The key insight of the horseshoe is that the map's action on the square creates two vertical strips that survive the folding, and within those strips, two smaller strips, and so on ad infinitum. The intersection of all forward and backward iterates forms a Cantor set of points that remain in the square forever. The dynamics on this invariant set are topologically conjugate to a full shift on two symbols — meaning the system contains orbits of every possible period, as well as orbits that are aperiodic and densely intertwined. This is the essence of deterministic chaos: simple rules, infinite complexity.

Symbolic Dynamics and the Coding

The power of the Smale horseshoe lies in its reduction to symbolic dynamics. Each point in the invariant set can be labeled by a bi-infinite sequence of symbols (L, R) indicating whether the point lies in the left or right vertical strip at each iteration. The map's dynamics become a shift operation on this sequence space. This coding transforms a continuous dynamical system into a discrete combinatorial one, making rigorous proofs of chaotic properties possible.
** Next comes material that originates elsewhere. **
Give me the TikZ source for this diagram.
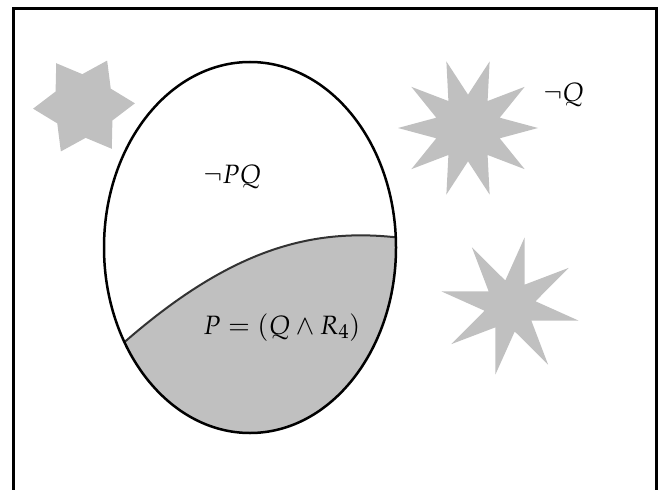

The symbolic coding reveals that the horseshoe contains:

  • Countably many periodic orbits of all periods
  • Uncountably many nonperiodic orbits
  • A dense orbit that approaches every point arbitrarily closely
  • Exponential separation of nearby trajectories (sensitive dependence on initial conditions)

These properties — periodicity, aperiodicity, density, and sensitivity — are the defining features of chaos in the Devaney sense.

Structural Stability

Perhaps the most important property of the Smale horseshoe is its structural stability. Small perturbations of the map do not destroy the horseshoe; they merely deform it. The horseshoe is not a pathological artifact of carefully chosen parameters but a robust feature of a broad class of dynamical systems. This robustness explains why horseshoe dynamics appear in contexts as diverse as celestial mechanics, fluid turbulence, and neural coding.
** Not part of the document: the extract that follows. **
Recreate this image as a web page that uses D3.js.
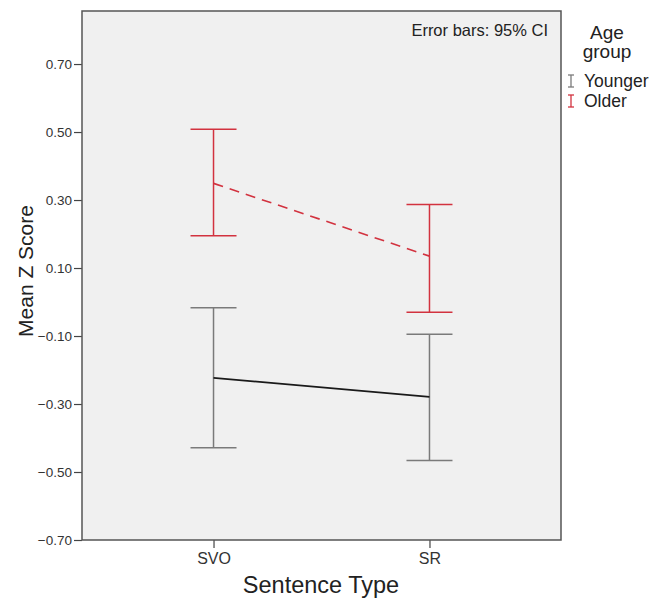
<!DOCTYPE html>
<html>
<head>
<meta charset="utf-8">
<script src="https://cdn.jsdelivr.net/npm/d3@7"></script>
<style>
  body { margin: 0; background: #fff; }
  text { font-family: Arial, "Liberation Sans", sans-serif; }
</style>
</head>
<body>
<script>
const w = 666;
const h = 599;

// data
const sentenceTypes = ["SVO", "SR"];
const groups = ["Younger", "Older"];
const youngerMean = [-0.223, -0.279];
const youngerLow = [-0.429, -0.466];
const youngerHigh = [-0.017, -0.095];
const olderMean = [0.349, 0.135];
const olderLow = [0.195, -0.030];
const olderHigh = [0.508, 0.287];
const yTicks = [-0.70, -0.50, -0.30, -0.10, 0.10, 0.30, 0.50, 0.70];

const plotLeft = 82, plotRight = 561, plotTop = 11, plotBottom = 540;

const svg = d3.select("body").append("svg").attr("width", w).attr("height", h);

const x = d3.scalePoint().domain(sentenceTypes).range([plotLeft, plotRight]).padding(0.609);
const y = d3.scaleLinear().domain([-0.70, 0.856]).range([plotBottom, plotTop]);

const colorBar = { Younger: "#7a7a7a", Older: "#d2323f" };
const colorLine = { Younger: "#1a1a1a", Older: "#d2323f" };

// plot background
svg.append("rect").attr("x", plotLeft).attr("y", plotTop)
  .attr("width", plotRight - plotLeft).attr("height", plotBottom - plotTop)
  .attr("fill", "#f0f0f0");

// y axis
const yAxis = svg.append("g").attr("transform", `translate(${plotLeft},0)`)
  .call(d3.axisLeft(y).tickValues(yTicks).tickSize(8).tickPadding(2)
    .tickFormat(d => d3.format(".2f")(d).replace("-", "\u2212")));
yAxis.select(".domain").remove();
yAxis.selectAll("line").attr("stroke", "#444").attr("stroke-width", 1.2);
yAxis.selectAll("text").attr("font-size", 13.5).attr("fill", "#333")
  .attr("font-family", "Arial, 'Liberation Sans', sans-serif");

// x axis
const xAxis = svg.append("g").attr("transform", `translate(0,${plotBottom})`)
  .call(d3.axisBottom(x).tickSize(8).tickPadding(5));
xAxis.select(".domain").remove();
xAxis.selectAll("line").attr("stroke", "#444").attr("stroke-width", 1.2);
xAxis.selectAll("text").attr("font-size", 16).attr("fill", "#333")
  .attr("font-family", "Arial, 'Liberation Sans', sans-serif");

// border on top
svg.append("rect").attr("x", plotLeft).attr("y", plotTop)
  .attr("width", plotRight - plotLeft).attr("height", plotBottom - plotTop)
  .attr("fill", "none").attr("stroke", "#555").attr("stroke-width", 1.5);

const series = [
  { name: "Younger", mean: youngerMean, low: youngerLow, high: youngerHigh, dash: null },
  { name: "Older", mean: olderMean, low: olderLow, high: olderHigh, dash: "10,7" }
];

const capHalf = 23;
series.forEach(s => {
  const g = svg.append("g");
  sentenceTypes.forEach((t, i) => {
    const cx = x(t);
    g.append("line").attr("x1", cx).attr("x2", cx)
      .attr("y1", y(s.low[i])).attr("y2", y(s.high[i]))
      .attr("stroke", colorBar[s.name]).attr("stroke-width", 1.5);
    [s.low[i], s.high[i]].forEach(v => {
      g.append("line").attr("x1", cx - capHalf).attr("x2", cx + capHalf)
        .attr("y1", y(v)).attr("y2", y(v))
        .attr("stroke", colorBar[s.name]).attr("stroke-width", 1.5);
    });
  });
  const line = d3.line().x((d, i) => x(sentenceTypes[i])).y(d => y(d));
  g.append("path").attr("d", line(s.mean)).attr("fill", "none")
    .attr("stroke", colorLine[s.name]).attr("stroke-width", 1.6)
    .attr("stroke-dasharray", s.dash);
});

// annotation
svg.append("text").attr("x", 548).attr("y", 36).attr("text-anchor", "end")
  .attr("font-size", 16.5).attr("fill", "#222").text("Error bars: 95% CI");

// axis titles
svg.append("text").attr("x", 321).attr("y", 593).attr("text-anchor", "middle")
  .attr("font-size", 23.5).attr("fill", "#222").text("Sentence Type");
svg.append("text").attr("transform", "translate(33,271) rotate(-90)")
  .attr("text-anchor", "middle").attr("font-size", 21).attr("fill", "#222")
  .text("Mean Z Score");

// legend
svg.append("text").attr("x", 607).attr("y", 39).attr("text-anchor", "middle")
  .attr("font-size", 19).attr("fill", "#222").text("Age");
svg.append("text").attr("x", 607).attr("y", 58).attr("text-anchor", "middle")
  .attr("font-size", 19).attr("fill", "#222").text("group");

groups.forEach((gname, i) => {
  const ly = 81 + i * 20;
  const lg = svg.append("g");
  lg.append("line").attr("x1", 571).attr("x2", 571).attr("y1", ly - 6).attr("y2", ly + 6)
    .attr("stroke", colorBar[gname]).attr("stroke-width", 1.3);
  [ly - 6, ly + 6].forEach(v => lg.append("line").attr("x1", 568).attr("x2", 574)
    .attr("y1", v).attr("y2", v).attr("stroke", colorBar[gname]).attr("stroke-width", 1.3));
  lg.append("text").attr("x", 584).attr("y", ly + 6).attr("font-size", 17.5)
    .attr("fill", "#222").text(gname);
});
</script>
</body>
</html>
The horseshoe construction generalizes to higher dimensions and to maps with more complicated folding. The horseshoe lemma states that if a diffeomorphism has a transverse homoclinic point — a point where the stable and unstable manifolds of a saddle intersect transversally — then a horseshoe is present in some iterate of the map. This theorem, proven by Smale, transformed the study of chaos: instead of searching for chaos globally, one could search locally for homoclinic intersections.

The Synthesizer's Claim

The Smale horseshoe is often presented as a mathematical curiosity — a beautifully constructed example of chaos in a box. This framing misses its deeper significance. The horseshoe is not an example; it is a universal template. It appears whenever a system stretches and folds state space, which is to say: it appears everywhere. The Lorenz attractor, the Hénon map, the Rössler attractor — all contain horseshoe dynamics embedded within them. The brain's neural circuits, the climate's ocean-atmosphere coupling, the market's boom-bust cycles: these systems do not merely resemble horseshoes; they are horseshoes, viewed through coarser observables. The claim that chaos is rare or exceptional is itself a failure of observation. Chaos is the default; order is the exception that requires explanation. The Smale horseshoe tells us not that chaos is possible, but that it is inevitable — the geometric consequence of stretching and folding in any system whose dynamics are sufficiently nonlinear.